Alberta Energy and Utilities Board
approved the development plan for the $3.8 billion (Can.), 280-mile Corridor pipeline that would link Shell Canada Ltd.'s Muskeg River oilsands mine to its upgrader near Edmonton and to Shell's Scotford refinery. Shell will make a final decision on the project's timing by yearend. The project would produce 150,000 b/d of synthetic crude by 2002 and would be the third largest oilsands producer, after Syncrude Canada Ltd. and Suncor Inc. Interests in the Muskeg mine are Shell, 60%, and Chevron Canada Ltd. and Western Oil Sands Inc., 20% each. Trans Mountain Pipe Line Inc. will build and operate the $500 million pipeline.


BC Hydro,
Vancouver, BC, and Williams Gas Pipeline, a unit of Williams, Tulsa, formed a partnership to lay a $120 million, 137-km natural gas pipeline linking Northwest Pipeline at Sumas, Wash., across Georgia Strait to the existing Centra Gas system, just south of Duncan, BC, on Vancouver Island. The 40-cm Georgia Strait Crossing project would initially transport 85 MMcfd of gas to industrial and residential customers on the island and in northwestern Washington. The partners expect to place the line in operation by 2002. Project interests have not been determined, although BC Hydro would be the largest customer for the project.

Two secondary pipelines
for the Sable Offshore Energy Project (SOEP) failed structural integrity tests in mid-September. SOEP partners said difficulties are to be expected during commissioning, and defective joints have been sent to a lab in Alberta for analysis. Two 8-in. lines, a lateral gas line, and an NGL line, all failed a structural integrity test when high-pressure water was pumped through them. The lines are scheduled to be in operation by the end of November, and SOEP said it expects to meet that deadline. SOEP is a $3 billion (Can.) project to produce and ship natural gas from the Sable Island area off Nova Scotia to markets in Atlantic Canada and the US Northeast (OGJ, Aug. 23, 1999, p. 33).

Joint venture partners
in the Atlantic Alliance natural gas pipeline project extended its open season to Nov. 30 from the original date of Sept. 30. Potential shippers requested the extension because of increased uncertainty regarding certificate proceedings for the related Millennium and Independence-MarketLink gas pipeline projects. The Atlantic Alliance project is proposed to transport up to 7.4 MMcfd from Chicago and the Niagara, NY, import point to the US Northeast. Project partners are El Paso Energy Corp. unit Tennessee Gas Pipeline Co. and Consolidated Natural Gas Co. unit CNG Transmission Corp.

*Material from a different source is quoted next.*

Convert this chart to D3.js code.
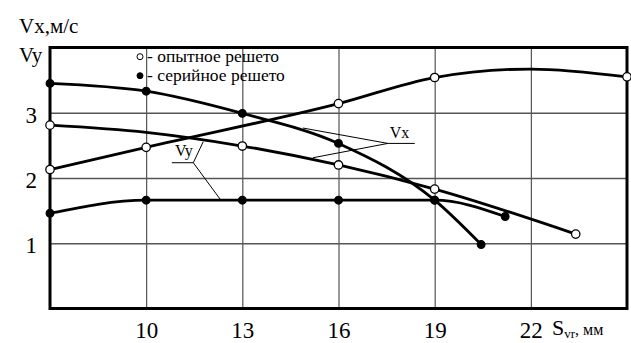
<!DOCTYPE html>
<html>
<head>
<meta charset="utf-8">
<script src="https://cdn.jsdelivr.net/npm/d3@7"></script>
<style>
  body { margin: 0; background: #fff; }
  text { font-family: "Liberation Serif", "Times New Roman", serif; fill: #000; }
</style>
</head>
<body>
<div id="chart"></div>
<script>
// S values (mm) and speeds (m/s)
// marker flags: 1 = a circle is drawn at that point
var vxOpenS = [7, 10, 16, 19, 22, 25];
var vxOpenV = [2.13, 2.47, 3.14, 3.54, 3.67, 3.55];
var vxOpenMark = [1, 1, 1, 1, 0, 1];

var vyOpenS = [7, 10, 13, 16, 19, 23.4];
var vyOpenV = [2.81, 2.70, 2.49, 2.20, 1.83, 1.14];
var vyOpenMark = [1, 0, 1, 1, 1, 1];

var vxSerS = [7, 10, 13, 16, 19, 20.45];
var vxSerV = [3.45, 3.33, 2.99, 2.53, 1.66, 0.98];

var vySerS = [7, 10, 13, 16, 19, 21.2];
var vySerV = [1.46, 1.66, 1.66, 1.66, 1.66, 1.41];

var xTicks = [10, 13, 16, 19, 22];
var yTicks = [1, 2, 3];

var legendLabels = ["- опытное решето", "- серийное решето"];

// callout labels: text position, underline, leader start and ends (data units)
var vxCallout = {label: "Vx", tx: 17.6, ty: 2.61, u0: 17.54, u1: 18.38, uy: 2.53, from: 17.54,
                 ends: [[14.89, 2.766], [15.2, 2.31]]};
var vyCallout = {label: "Vy", tx: 10.9, ty: 2.33, u0: 10.80, u1: 11.47, uy: 2.234, from: 11.47,
                 ends: [[11.78, 2.556], [12.33, 1.66]]};

document.addEventListener("DOMContentLoaded", function () {
    drawChart();
});

function zipSeries(s, v, m) {
    return s.map((d, i) => ({s: d, v: v[i], mark: m ? m[i] : 1}));
}

function drawChart() {
    const margin = {top: 47.5, right: 4, bottom: 34.5, left: 50};
    const width = 631 - margin.left - margin.right;
    const height = 343 - margin.top - margin.bottom;

    var root = d3.select("#chart")
        .append("svg")
            .attr("width", 631)
            .attr("height", 343);

    var svg = root.append("g")
        .attr("transform", `translate(${margin.left}, ${margin.top})`);

    var xScale = d3.scaleLinear()
        .domain([7, 25])
        .range([0, width]);

    var yScale = d3.scaleLinear()
        .domain([0, 4])
        .range([height, 0]);

    //vertical grid + x tick labels
    var xAxis = svg.append("g")
        .attr("transform", "translate(0," + height + ")")
        .call(d3.axisBottom(xScale).tickValues(xTicks).tickSize(-height).tickPadding(0)
            .tickFormat(d3.format("d")));
    xAxis.select(".domain").remove();
    xAxis.selectAll("line").attr("stroke", "#444").attr("stroke-width", 1.1);
    xAxis.selectAll("text")
        .attr("y", 29)
        .attr("dy", 0)
        .style("font-size", "23px")
        .style("font-family", "Liberation Serif");

    //horizontal grid + y tick labels
    var yAxis = svg.append("g")
        .call(d3.axisLeft(yScale).tickValues(yTicks).tickSize(-width).tickPadding(13)
            .tickFormat(d3.format("d")));
    yAxis.select(".domain").remove();
    yAxis.selectAll("line").attr("stroke", "#555").attr("stroke-width", 1.4);
    yAxis.selectAll("text")
        .attr("dy", 9.5)
        .style("font-size", "23px")
        .style("font-family", "Liberation Serif");

    //frame
    svg.append("rect")
        .attr("x", 0)
        .attr("y", 0)
        .attr("width", width)
        .attr("height", height)
        .attr("fill", "none")
        .attr("stroke", "black")
        .attr("stroke-width", 3);

    var line = d3.line()
        .x(d => xScale(d.s))
        .y(d => yScale(d.v))
        .curve(d3.curveMonotoneX);

    var series = [
        {data: zipSeries(vxOpenS, vxOpenV, vxOpenMark), open: true},
        {data: zipSeries(vyOpenS, vyOpenV, vyOpenMark), open: true},
        {data: zipSeries(vxSerS, vxSerV), open: false},
        {data: zipSeries(vySerS, vySerV), open: false}
    ];

    series.forEach(function (sr) {
        svg.append("path")
            .datum(sr.data)
            .attr("fill", "none")
            .attr("stroke", "black")
            .attr("stroke-width", 2.8)
            .attr("d", line);
    });

    // callouts (thin lines)
    [vxCallout, vyCallout].forEach(function (c) {
        var g = svg.append("g");
        g.append("line")
            .attr("x1", xScale(c.u0)).attr("x2", xScale(c.u1))
            .attr("y1", yScale(c.uy)).attr("y2", yScale(c.uy))
            .attr("stroke", "black").attr("stroke-width", 1);
        c.ends.forEach(function (e) {
            g.append("line")
                .attr("x1", xScale(c.from))
                .attr("y1", yScale(c.uy))
                .attr("x2", xScale(e[0]))
                .attr("y2", yScale(e[1]))
                .attr("stroke", "black").attr("stroke-width", 1);
        });
        g.append("text")
            .attr("x", xScale(c.tx))
            .attr("y", yScale(c.ty))
            .style("font-size", "16px")
            .text(c.label);
    });

    series.forEach(function (sr) {
        svg.selectAll(null)
            .data(sr.data.filter(d => d.mark))
            .join("circle")
            .attr("cx", d => xScale(d.s))
            .attr("cy", d => yScale(d.v))
            .attr("r", sr.open ? 4.2 : 3.8)
            .attr("fill", sr.open ? "white" : "black")
            .attr("stroke", "black")
            .attr("stroke-width", 1.3);
    });

    //legend
    legendLabels.forEach(function (lbl, i) {
        var ly = 9.2 + i * 19;
        svg.append("circle")
            .attr("cx", 90)
            .attr("cy", ly)
            .attr("r", 3)
            .attr("fill", i === 0 ? "white" : "black")
            .attr("stroke", "black")
            .attr("stroke-width", 1);
        svg.append("text")
            .attr("x", 97)
            .attr("y", ly + 5)
            .style("font-size", "17.5px")
            .text(lbl);
    });

    //axis titles
    root.append("text")
        .attr("x", 19)
        .attr("y", 33)
        .style("font-size", "21px")
        .text("Vx,м/с");
    root.append("text")
        .attr("x", 19)
        .attr("y", 62)
        .style("font-size", "21px")
        .text("Vy");

    var xt = root.append("text")
        .attr("x", 552)
        .attr("y", 335)
        .style("font-size", "22px");
    xt.append("tspan").text("S");
    xt.append("tspan").attr("dy", 3).style("font-size", "13px").text("vr");
    xt.append("tspan").attr("dy", -3).style("font-size", "16px").text(", мм");
}
</script>
</body>
</html>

Canada's National Energy Board
will hold an Oct. 28 conference in Calgary to discuss issues related to the transportation of NGL on Enbridge Pipelines Inc.'s system. The objective is to provide a forum for the exchange of views on a regulatory mechanism, tolling, and access issues.


Murphy Oil Corp.
and its partners made a natural gas discovery on the Medusa prospect on Mississippi Canyon Block 582 in the deepwater Gulf of Mexico. The well, which was drilled in 2,100 ft of water, cut two intervals with more than 120 ft of total pay after reaching 16,241 ft measured depth. Medusa prospect interest-holders are: operator Murphy, 60%; Callon Petroleum Co., 15%; and British-Borneo Petroleum Inc., 25%.

Conoco Inc.
and Unocal Corp.'s US Lower 48 unit Spirit Energy 76, Sugar Land, Tex., discovered what they called a high-quality hydrocarbon reservoir in the deepwater K2 prospect on Green Canyon Block 562 in the Gulf of Mexico, about 180 miles south of New Orleans. The well, drilled in 3,900 ft of water, will be suspended temporarily so that appraisal plans can be made and deeper objectives explored. Operator Conoco and Spirit Energy, each with 50% interest, say that drilling will resume in spring 2000.

Products marketing

Venezuela began marketing
unleaded gasoline Oct. 1 at 695 of the country's 1,600 service stations, including 234 belonging to state firm Petroleos de Venezuela SA. The move is part of a plan to improve Venezuela's air quality. PDVSA reportedly said the unleaded fuel would take some time to catch on in the country, due to its 46% premium price over regular leaded fuel. Also, most of the country's autos run on leaded fuel. PDVSA intends to phase out leaded gasoline over the next 10 years, gradually aligning the prices of the two fuels.


Abu Dhabi Gas Liquefaction Co.
(Adgas) is conducting a feasibility study on debottlenecking the third liquefaction train at its Das Island LNG plant. Although Adgas did not announce how much capacity would increase through the process, industry officials say debottlenecking often results in a 25-50% throughput increase. The capacity of Adgas's third train is more than 1.5 million tonnes/year. The complex, which also processes LPG and sulfur, produces more than 4.5 million tonnes/year of LNG. Adgas has expressed interest in other revamps to the three-train LNG plant, such as stepping up its sulfur recovery and installing a gas compressor.